▶ _DATA EXCERPT_:

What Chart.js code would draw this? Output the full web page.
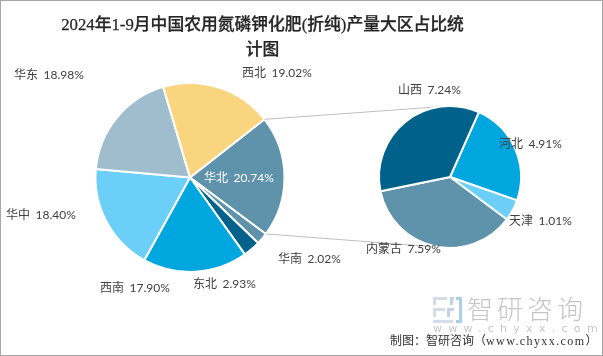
<!DOCTYPE html>
<html><head><meta charset="utf-8">
<style>
html,body{margin:0;padding:0;background:#fff;overflow:hidden}
#f{position:relative;width:603px;height:356px;overflow:hidden}
#b{position:absolute;left:0;top:0;width:601px;height:354px;border:1px solid #a6a6a6;pointer-events:none}
canvas{position:absolute;left:0;top:0}
#t{position:absolute;left:0;top:12px;width:525px;text-align:center;font:500 16.8px/25px "Liberation Serif","Noto Sans CJK SC";color:#262626;-webkit-text-stroke:.25px #262626;white-space:nowrap}
.w{position:absolute}
</style></head><body>
<div id="f">
<canvas id="c1" width="603" height="356"></canvas>
<canvas id="c2" width="603" height="356"></canvas>
<div id="t"></div>
<svg class="w" style="left:433px;top:297px" width="30" height="27" viewBox="0 0 30 27">
<path d="M0 0H14V3H3V8H0Z M0 11H12V14H3V20H0Z M0 23H20V26H0Z" fill="#d3dce8"/>
<path d="M17 0H21V3H20V8H17Z M14 11H21V14H17V20H14Z" fill="#c4d3e4"/>
<path d="M23 0H29V26H23V23H26V3H23Z" fill="#a6d0ec"/></svg>
<div class="w" id="wm" style="left:467px;top:292px;font:300 26px/31px 'Noto Sans CJK SC';letter-spacing:4px;color:#c6c6c6;white-space:nowrap">智研咨询</div>
<div class="w" id="wu" style="left:433px;top:323px;font:11px/12px 'DejaVu Sans';letter-spacing:6.3px;color:#c6c6c6;white-space:nowrap">www.chyxx.com</div>
<div class="w" id="src" style="left:390px;top:333px;font:12px/16px 'Liberation Serif','Noto Sans CJK SC';color:#333;white-space:nowrap">制图：智研咨询（<span style="letter-spacing:1.4px">www.chyxx.com</span>）</div>
<div id="b"></div>
</div>
<script src="https://cdn.jsdelivr.net/npm/chart.js@4/dist/chart.umd.js"></script>
<script>
const titleLines = ["2024年1-9月中国农用氮磷钾化肥(折纯)产量大区占比统","计图"];
const mainRegions = ["华北","华南","东北","西南","华中","华东","西北"];
const mainValues = [20.74,2.02,2.93,17.90,18.40,18.98,19.02];
const subRegions = ["河北","天津","内蒙古","山西"];
const subValues = [4.91,1.01,7.59,7.24];
const mainColors = ["#5f93ab","#5f93ab","#00628b","#00a6de","#6ccff8","#9fbdcc","#f8d57e"];
const subColors = ["#00a6de","#6ccff8","#5f93ab","#00628b"];
const mainLabelAt = [[204,178],[278,259],[193,284],[100,288],[6,215],[14,75],[242,73]];
const subLabelAt = [[499,144],[509,221],[366,249],[398,90]];

document.getElementById('t').innerHTML = titleLines.join('<br>');
const labelFont = '12px Lato,"Noto Sans CJK SC"';

function labelPlugin(names, values, at, whiteIdx){
  return {id:'lbl',afterDatasetsDraw(ch){
    const g=ch.ctx;g.save();g.font=labelFont;g.wordSpacing='2.5px';g.textBaseline='middle';g.textAlign='left';
    names.forEach((n,i)=>{
      g.fillStyle=i===whiteIdx?'#ffffff':'#404040';
      g.fillText(n+' '+values[i].toFixed(2)+'%',at[i][0],at[i][1]);
    });
    g.restore();
  }};
}
Chart.defaults.animation=false;
function pie(id,labels,data,colors,rotation,radius,pad,plugins){
  return new Chart(document.getElementById(id),{
    type:'pie',
    data:{labels,datasets:[{data,backgroundColor:colors,borderColor:'#ffffff',borderWidth:2}]},
    options:{responsive:false,rotation,radius,layout:{padding:pad},
      plugins:{legend:{display:false},tooltip:{enabled:false},title:{display:false}}},
    plugins
  });
}
const connector={id:'conn',beforeDatasetsDraw(ch){
  const a=main.getDatasetMeta(0).data[0], b=ch.getDatasetMeta(0).data[0];
  const R=a.outerRadius,r=b.outerRadius,g=ch.ctx;
  const pts=[[a.startAngle,b.x,b.y-r],[a.endAngle,b.x,b.y+r]];
  g.save();g.strokeStyle='#bfbfbf';g.lineWidth=1;
  pts.forEach(([t,x,y])=>{g.beginPath();g.moveTo(a.x+R*Math.cos(t),a.y+R*Math.sin(t));g.lineTo(x,y);g.stroke();});
  g.restore();
}};
const main=pie('c1',mainRegions,mainValues,mainColors,52,94.5,{left:0,right:223,top:0,bottom:1},[labelPlugin(mainRegions,mainValues,mainLabelAt,0)]);
pie('c2',subRegions,subValues,subColors,24,71,{left:300,right:3,top:0,bottom:2},[connector,labelPlugin(subRegions,subValues,subLabelAt,-1)]);
</script></body></html>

▶ _EXERCISE GOAL_: The listing above needs to be output again exactly. Don't include the pictures.

▶ _TASK OUTPUT_:
What Chart.js code would draw this? Output the full web page.
<!DOCTYPE html>
<html><head><meta charset="utf-8">
<style>
html,body{margin:0;padding:0;background:#fff;overflow:hidden}
#f{position:relative;width:603px;height:356px;overflow:hidden}
#b{position:absolute;left:0;top:0;width:601px;height:354px;border:1px solid #a6a6a6;pointer-events:none}
canvas{position:absolute;left:0;top:0}
#t{position:absolute;left:0;top:12px;width:525px;text-align:center;font:500 16.8px/25px "Liberation Serif","Noto Sans CJK SC";color:#262626;-webkit-text-stroke:.25px #262626;white-space:nowrap}
.w{position:absolute}
</style></head><body>
<div id="f">
<canvas id="c1" width="603" height="356"></canvas>
<canvas id="c2" width="603" height="356"></canvas>
<div id="t"></div>
<svg class="w" style="left:433px;top:297px" width="30" height="27" viewBox="0 0 30 27">
<path d="M0 0H14V3H3V8H0Z M0 11H12V14H3V20H0Z M0 23H20V26H0Z" fill="#d3dce8"/>
<path d="M17 0H21V3H20V8H17Z M14 11H21V14H17V20H14Z" fill="#c4d3e4"/>
<path d="M23 0H29V26H23V23H26V3H23Z" fill="#a6d0ec"/></svg>
<div class="w" id="wm" style="left:467px;top:292px;font:300 26px/31px 'Noto Sans CJK SC';letter-spacing:4px;color:#c6c6c6;white-space:nowrap">智研咨询</div>
<div class="w" id="wu" style="left:433px;top:323px;font:11px/12px 'DejaVu Sans';letter-spacing:6.3px;color:#c6c6c6;white-space:nowrap">www.chyxx.com</div>
<div class="w" id="src" style="left:390px;top:333px;font:12px/16px 'Liberation Serif','Noto Sans CJK SC';color:#333;white-space:nowrap">制图：智研咨询（<span style="letter-spacing:1.4px">www.chyxx.com</span>）</div>
<div id="b"></div>
</div>
<script src="https://cdn.jsdelivr.net/npm/chart.js@4/dist/chart.umd.js"></script>
<script>
const titleLines = ["2024年1-9月中国农用氮磷钾化肥(折纯)产量大区占比统","计图"];
const mainRegions = ["华北","华南","东北","西南","华中","华东","西北"];
const mainValues = [20.74,2.02,2.93,17.90,18.40,18.98,19.02];
const subRegions = ["河北","天津","内蒙古","山西"];
const subValues = [4.91,1.01,7.59,7.24];
const mainColors = ["#5f93ab","#5f93ab","#00628b","#00a6de","#6ccff8","#9fbdcc","#f8d57e"];
const subColors = ["#00a6de","#6ccff8","#5f93ab","#00628b"];
const mainLabelAt = [[204,178],[278,259],[193,284],[100,288],[6,215],[14,75],[242,73]];
const subLabelAt = [[499,144],[509,221],[366,249],[398,90]];

document.getElementById('t').innerHTML = titleLines.join('<br>');
const labelFont = '12px Lato,"Noto Sans CJK SC"';

function labelPlugin(names, values, at, whiteIdx){
  return {id:'lbl',afterDatasetsDraw(ch){
    const g=ch.ctx;g.save();g.font=labelFont;g.wordSpacing='2.5px';g.textBaseline='middle';g.textAlign='left';
    names.forEach((n,i)=>{
      g.fillStyle=i===whiteIdx?'#ffffff':'#404040';
      g.fillText(n+' '+values[i].toFixed(2)+'%',at[i][0],at[i][1]);
    });
    g.restore();
  }};
}
Chart.defaults.animation=false;
function pie(id,labels,data,colors,rotation,radius,pad,plugins){
  return new Chart(document.getElementById(id),{
    type:'pie',
    data:{labels,datasets:[{data,backgroundColor:colors,borderColor:'#ffffff',borderWidth:2}]},
    options:{responsive:false,rotation,radius,layout:{padding:pad},
      plugins:{legend:{display:false},tooltip:{enabled:false},title:{display:false}}},
    plugins
  });
}
const connector={id:'conn',beforeDatasetsDraw(ch){
  const a=main.getDatasetMeta(0).data[0], b=ch.getDatasetMeta(0).data[0];
  const R=a.outerRadius,r=b.outerRadius,g=ch.ctx;
  const pts=[[a.startAngle,b.x,b.y-r],[a.endAngle,b.x,b.y+r]];
  g.save();g.strokeStyle='#bfbfbf';g.lineWidth=1;
  pts.forEach(([t,x,y])=>{g.beginPath();g.moveTo(a.x+R*Math.cos(t),a.y+R*Math.sin(t));g.lineTo(x,y);g.stroke();});
  g.restore();
}};
const main=pie('c1',mainRegions,mainValues,mainColors,52,94.5,{left:0,right:223,top:0,bottom:1},[labelPlugin(mainRegions,mainValues,mainLabelAt,0)]);
pie('c2',subRegions,subValues,subColors,24,71,{left:300,right:3,top:0,bottom:2},[connector,labelPlugin(subRegions,subValues,subLabelAt,-1)]);
</script></body></html>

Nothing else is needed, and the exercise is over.